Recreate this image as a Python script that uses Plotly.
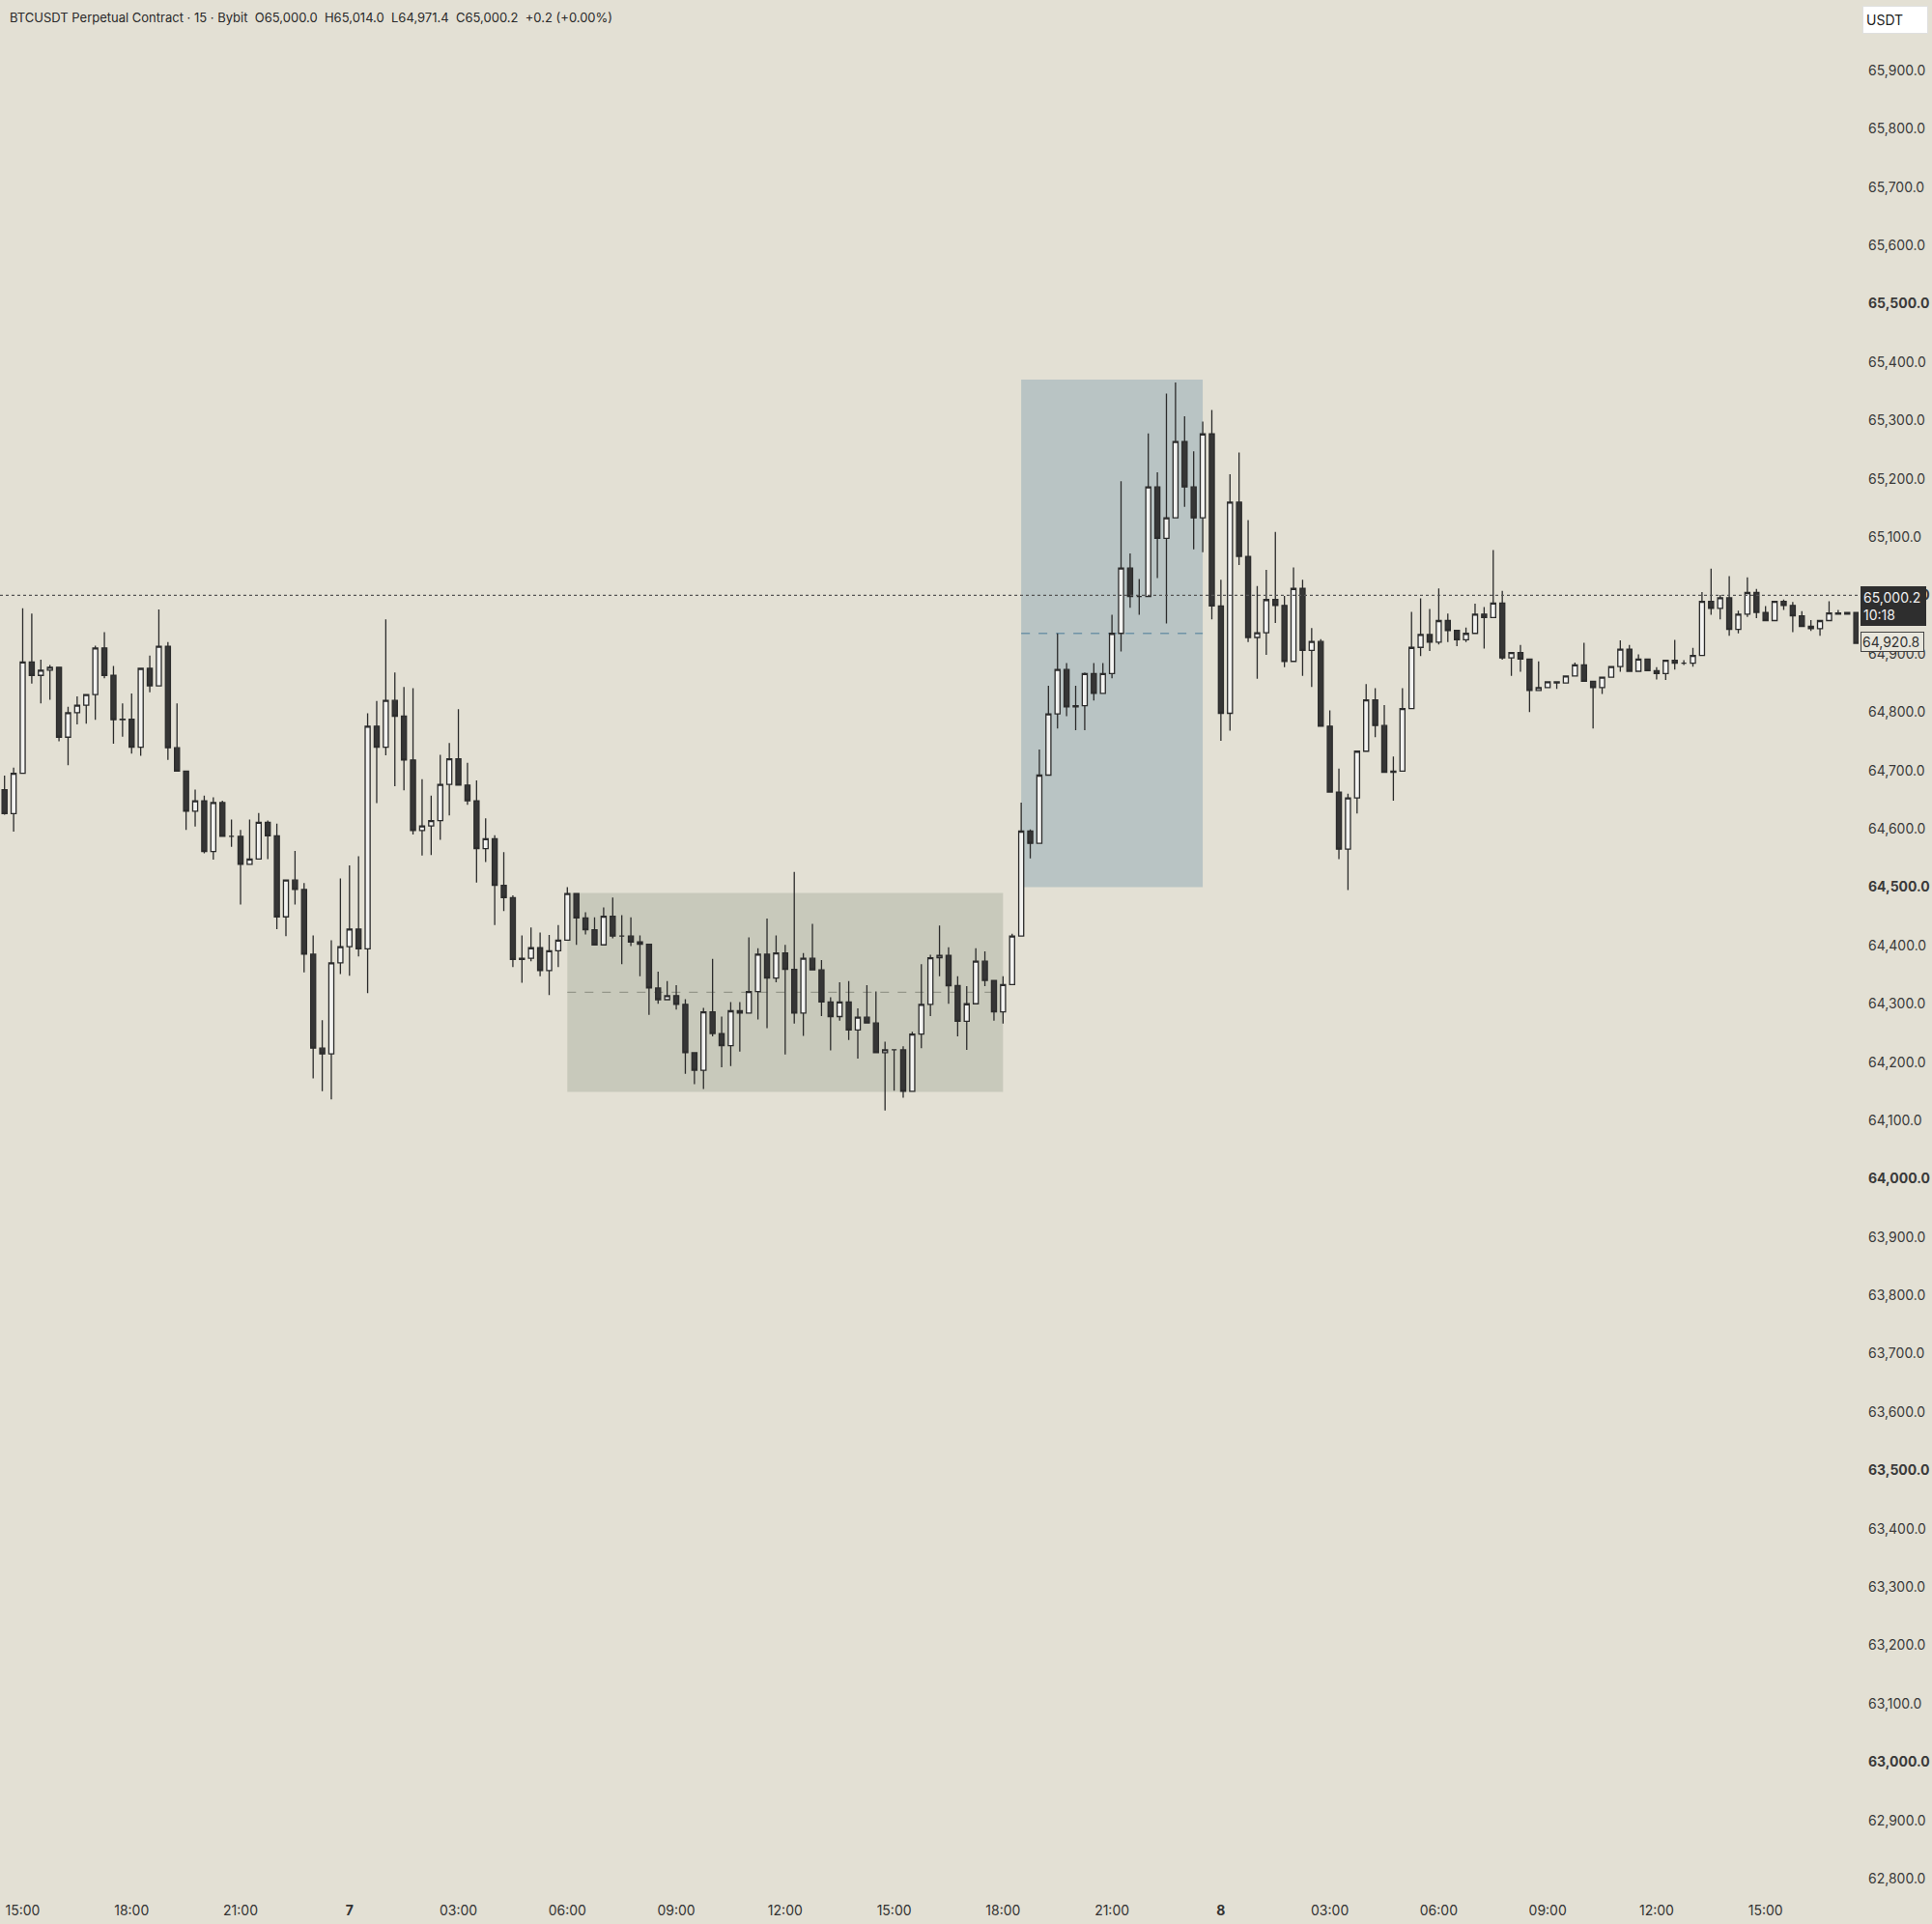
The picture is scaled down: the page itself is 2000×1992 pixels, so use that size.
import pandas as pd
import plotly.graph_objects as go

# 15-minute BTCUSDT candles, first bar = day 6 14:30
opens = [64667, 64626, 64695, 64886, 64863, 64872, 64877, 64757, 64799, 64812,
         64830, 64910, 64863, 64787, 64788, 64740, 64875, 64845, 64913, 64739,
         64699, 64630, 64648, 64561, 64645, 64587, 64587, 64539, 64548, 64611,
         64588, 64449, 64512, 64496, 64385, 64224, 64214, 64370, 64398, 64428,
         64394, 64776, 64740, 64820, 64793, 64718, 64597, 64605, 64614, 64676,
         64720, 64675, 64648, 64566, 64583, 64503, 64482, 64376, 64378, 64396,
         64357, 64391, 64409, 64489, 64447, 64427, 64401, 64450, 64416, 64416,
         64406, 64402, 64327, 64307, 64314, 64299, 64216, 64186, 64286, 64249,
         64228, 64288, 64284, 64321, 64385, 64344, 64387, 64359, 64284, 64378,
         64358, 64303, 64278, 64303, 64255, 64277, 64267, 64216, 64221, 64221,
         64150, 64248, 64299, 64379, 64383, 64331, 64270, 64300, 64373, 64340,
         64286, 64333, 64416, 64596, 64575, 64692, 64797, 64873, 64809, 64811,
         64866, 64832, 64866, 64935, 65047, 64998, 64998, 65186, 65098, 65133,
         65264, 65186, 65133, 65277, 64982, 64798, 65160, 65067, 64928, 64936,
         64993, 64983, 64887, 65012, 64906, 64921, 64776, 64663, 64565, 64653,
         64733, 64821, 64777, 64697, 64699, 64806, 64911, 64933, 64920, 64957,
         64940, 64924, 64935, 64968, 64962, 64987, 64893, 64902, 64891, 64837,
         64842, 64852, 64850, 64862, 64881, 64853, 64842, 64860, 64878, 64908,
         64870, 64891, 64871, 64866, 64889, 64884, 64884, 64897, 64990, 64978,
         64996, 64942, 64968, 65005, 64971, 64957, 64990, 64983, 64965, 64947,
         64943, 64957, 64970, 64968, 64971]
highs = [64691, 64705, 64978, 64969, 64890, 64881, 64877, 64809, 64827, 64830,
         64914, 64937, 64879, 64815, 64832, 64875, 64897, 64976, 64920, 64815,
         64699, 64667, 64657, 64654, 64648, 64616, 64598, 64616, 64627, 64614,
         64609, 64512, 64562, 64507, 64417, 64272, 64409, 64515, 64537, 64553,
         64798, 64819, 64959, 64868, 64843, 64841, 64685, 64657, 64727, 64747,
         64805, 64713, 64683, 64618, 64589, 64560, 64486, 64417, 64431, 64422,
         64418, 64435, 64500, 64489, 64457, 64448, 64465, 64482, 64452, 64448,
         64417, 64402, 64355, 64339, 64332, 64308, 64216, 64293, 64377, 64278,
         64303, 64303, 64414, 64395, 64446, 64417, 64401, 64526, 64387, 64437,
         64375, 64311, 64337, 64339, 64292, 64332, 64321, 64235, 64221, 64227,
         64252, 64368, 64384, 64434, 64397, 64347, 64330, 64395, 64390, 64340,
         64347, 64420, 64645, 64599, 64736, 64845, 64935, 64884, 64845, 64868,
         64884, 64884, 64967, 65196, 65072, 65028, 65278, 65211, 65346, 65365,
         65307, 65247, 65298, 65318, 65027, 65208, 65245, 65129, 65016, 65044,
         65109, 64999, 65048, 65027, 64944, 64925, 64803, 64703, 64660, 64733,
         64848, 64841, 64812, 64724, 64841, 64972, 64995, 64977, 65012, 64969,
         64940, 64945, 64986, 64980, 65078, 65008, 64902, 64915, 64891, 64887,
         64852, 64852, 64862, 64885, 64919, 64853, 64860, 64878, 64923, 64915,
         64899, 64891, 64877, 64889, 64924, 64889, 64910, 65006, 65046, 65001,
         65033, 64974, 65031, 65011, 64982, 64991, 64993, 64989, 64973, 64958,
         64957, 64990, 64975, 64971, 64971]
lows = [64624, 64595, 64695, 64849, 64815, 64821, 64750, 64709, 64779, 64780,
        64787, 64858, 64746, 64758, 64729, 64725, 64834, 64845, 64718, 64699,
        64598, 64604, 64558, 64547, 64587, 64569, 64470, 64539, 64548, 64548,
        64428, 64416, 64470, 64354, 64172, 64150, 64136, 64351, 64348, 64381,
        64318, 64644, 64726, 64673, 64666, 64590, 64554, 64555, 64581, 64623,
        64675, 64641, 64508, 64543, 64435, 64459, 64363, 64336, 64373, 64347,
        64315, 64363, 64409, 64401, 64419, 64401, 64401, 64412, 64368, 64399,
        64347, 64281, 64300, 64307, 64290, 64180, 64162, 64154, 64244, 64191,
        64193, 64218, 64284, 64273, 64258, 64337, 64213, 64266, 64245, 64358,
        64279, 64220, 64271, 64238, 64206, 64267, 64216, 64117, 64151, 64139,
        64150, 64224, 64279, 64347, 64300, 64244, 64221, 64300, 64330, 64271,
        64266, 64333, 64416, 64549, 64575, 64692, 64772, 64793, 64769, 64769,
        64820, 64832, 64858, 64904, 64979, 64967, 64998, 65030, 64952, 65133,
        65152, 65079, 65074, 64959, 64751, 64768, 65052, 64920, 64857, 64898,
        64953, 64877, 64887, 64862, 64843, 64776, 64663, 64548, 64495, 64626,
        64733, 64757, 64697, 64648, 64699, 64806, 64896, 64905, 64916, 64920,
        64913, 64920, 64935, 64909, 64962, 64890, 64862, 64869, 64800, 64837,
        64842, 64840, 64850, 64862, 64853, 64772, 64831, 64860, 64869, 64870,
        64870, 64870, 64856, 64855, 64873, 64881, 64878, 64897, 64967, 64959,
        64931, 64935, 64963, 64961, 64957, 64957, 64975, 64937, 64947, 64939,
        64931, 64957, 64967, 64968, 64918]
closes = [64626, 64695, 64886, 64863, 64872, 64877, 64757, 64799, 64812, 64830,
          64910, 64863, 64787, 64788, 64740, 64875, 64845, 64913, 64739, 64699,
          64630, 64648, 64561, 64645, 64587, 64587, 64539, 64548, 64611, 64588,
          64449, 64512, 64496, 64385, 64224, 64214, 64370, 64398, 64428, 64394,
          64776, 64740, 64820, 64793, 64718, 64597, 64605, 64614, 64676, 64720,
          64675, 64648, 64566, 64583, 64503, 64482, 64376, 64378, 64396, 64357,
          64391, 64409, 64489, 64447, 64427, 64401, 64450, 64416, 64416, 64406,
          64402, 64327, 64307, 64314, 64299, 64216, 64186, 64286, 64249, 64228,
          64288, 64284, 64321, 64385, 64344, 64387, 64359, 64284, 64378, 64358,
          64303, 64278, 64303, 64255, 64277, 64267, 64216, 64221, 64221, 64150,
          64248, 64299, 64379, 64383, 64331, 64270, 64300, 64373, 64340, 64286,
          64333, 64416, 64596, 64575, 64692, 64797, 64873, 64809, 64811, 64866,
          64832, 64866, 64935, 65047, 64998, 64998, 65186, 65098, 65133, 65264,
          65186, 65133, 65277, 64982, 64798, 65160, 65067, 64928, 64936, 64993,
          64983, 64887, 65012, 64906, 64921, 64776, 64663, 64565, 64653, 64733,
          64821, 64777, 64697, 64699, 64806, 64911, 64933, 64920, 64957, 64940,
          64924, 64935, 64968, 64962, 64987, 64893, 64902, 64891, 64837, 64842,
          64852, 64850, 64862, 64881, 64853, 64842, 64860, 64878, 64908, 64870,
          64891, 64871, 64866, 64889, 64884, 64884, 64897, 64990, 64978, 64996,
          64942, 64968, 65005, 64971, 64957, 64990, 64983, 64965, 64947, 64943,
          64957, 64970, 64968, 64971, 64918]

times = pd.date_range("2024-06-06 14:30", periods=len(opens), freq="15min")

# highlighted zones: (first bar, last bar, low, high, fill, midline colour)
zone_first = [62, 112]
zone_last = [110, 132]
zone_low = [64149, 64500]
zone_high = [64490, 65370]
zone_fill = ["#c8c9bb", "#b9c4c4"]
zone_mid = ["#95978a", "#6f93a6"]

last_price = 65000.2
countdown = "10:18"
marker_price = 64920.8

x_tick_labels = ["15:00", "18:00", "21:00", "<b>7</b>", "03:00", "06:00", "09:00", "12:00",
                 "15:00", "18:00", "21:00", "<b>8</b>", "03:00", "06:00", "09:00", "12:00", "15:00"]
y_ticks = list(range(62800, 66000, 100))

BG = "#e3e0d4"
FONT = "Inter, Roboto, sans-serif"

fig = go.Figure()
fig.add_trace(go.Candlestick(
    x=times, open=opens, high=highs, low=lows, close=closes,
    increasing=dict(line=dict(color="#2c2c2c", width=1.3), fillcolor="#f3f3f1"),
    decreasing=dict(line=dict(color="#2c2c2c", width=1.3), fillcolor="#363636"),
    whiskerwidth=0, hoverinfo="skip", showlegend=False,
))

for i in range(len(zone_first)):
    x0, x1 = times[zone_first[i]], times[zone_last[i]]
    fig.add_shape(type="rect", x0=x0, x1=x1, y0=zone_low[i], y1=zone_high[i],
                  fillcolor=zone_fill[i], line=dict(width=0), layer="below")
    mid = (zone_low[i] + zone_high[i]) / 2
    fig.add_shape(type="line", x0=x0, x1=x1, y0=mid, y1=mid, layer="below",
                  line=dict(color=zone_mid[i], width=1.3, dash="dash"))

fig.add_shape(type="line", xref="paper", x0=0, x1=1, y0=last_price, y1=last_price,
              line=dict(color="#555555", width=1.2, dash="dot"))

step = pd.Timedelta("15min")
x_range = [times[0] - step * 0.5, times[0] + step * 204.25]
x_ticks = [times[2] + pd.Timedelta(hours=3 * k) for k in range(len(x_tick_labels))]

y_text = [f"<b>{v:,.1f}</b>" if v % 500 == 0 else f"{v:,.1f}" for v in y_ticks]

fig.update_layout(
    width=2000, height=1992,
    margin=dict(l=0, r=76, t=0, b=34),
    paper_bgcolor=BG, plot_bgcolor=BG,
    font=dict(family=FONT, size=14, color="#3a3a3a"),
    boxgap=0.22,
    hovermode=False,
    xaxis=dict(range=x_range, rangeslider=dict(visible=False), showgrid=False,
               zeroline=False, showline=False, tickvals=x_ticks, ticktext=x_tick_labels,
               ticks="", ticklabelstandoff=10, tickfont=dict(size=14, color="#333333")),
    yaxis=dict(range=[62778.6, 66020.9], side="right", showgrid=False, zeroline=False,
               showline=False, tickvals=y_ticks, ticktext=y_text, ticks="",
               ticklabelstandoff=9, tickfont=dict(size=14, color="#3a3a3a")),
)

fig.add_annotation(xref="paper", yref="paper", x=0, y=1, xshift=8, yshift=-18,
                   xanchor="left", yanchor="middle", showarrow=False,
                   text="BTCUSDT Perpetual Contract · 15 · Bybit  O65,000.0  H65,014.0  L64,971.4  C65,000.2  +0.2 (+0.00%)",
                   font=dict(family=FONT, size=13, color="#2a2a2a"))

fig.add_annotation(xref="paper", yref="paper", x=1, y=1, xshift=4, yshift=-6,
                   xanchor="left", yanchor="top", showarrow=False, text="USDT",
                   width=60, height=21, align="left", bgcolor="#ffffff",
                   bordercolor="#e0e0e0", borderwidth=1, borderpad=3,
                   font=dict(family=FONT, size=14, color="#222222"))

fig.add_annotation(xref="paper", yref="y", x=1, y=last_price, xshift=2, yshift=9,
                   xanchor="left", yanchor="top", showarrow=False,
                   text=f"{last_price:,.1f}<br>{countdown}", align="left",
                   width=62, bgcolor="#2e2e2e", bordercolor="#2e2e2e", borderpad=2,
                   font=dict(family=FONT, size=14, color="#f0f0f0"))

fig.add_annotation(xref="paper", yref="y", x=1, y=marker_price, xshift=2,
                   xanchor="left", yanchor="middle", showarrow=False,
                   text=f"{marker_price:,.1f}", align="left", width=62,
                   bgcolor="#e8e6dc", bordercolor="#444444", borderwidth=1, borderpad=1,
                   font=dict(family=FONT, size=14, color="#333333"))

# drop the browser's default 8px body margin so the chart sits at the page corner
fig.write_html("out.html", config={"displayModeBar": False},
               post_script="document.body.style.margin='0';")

*Instructions to follow*. Write out again exactly the lines from the start of the data above through the line containing "import plotly.graph_objects as go", inclusive, excluding any pictures.

*Task solution*.
Recreate this image as a Python script that uses Plotly.
The picture is scaled down: the page itself is 2000×1992 pixels, so use that size.
import pandas as pd
import plotly.graph_objects as go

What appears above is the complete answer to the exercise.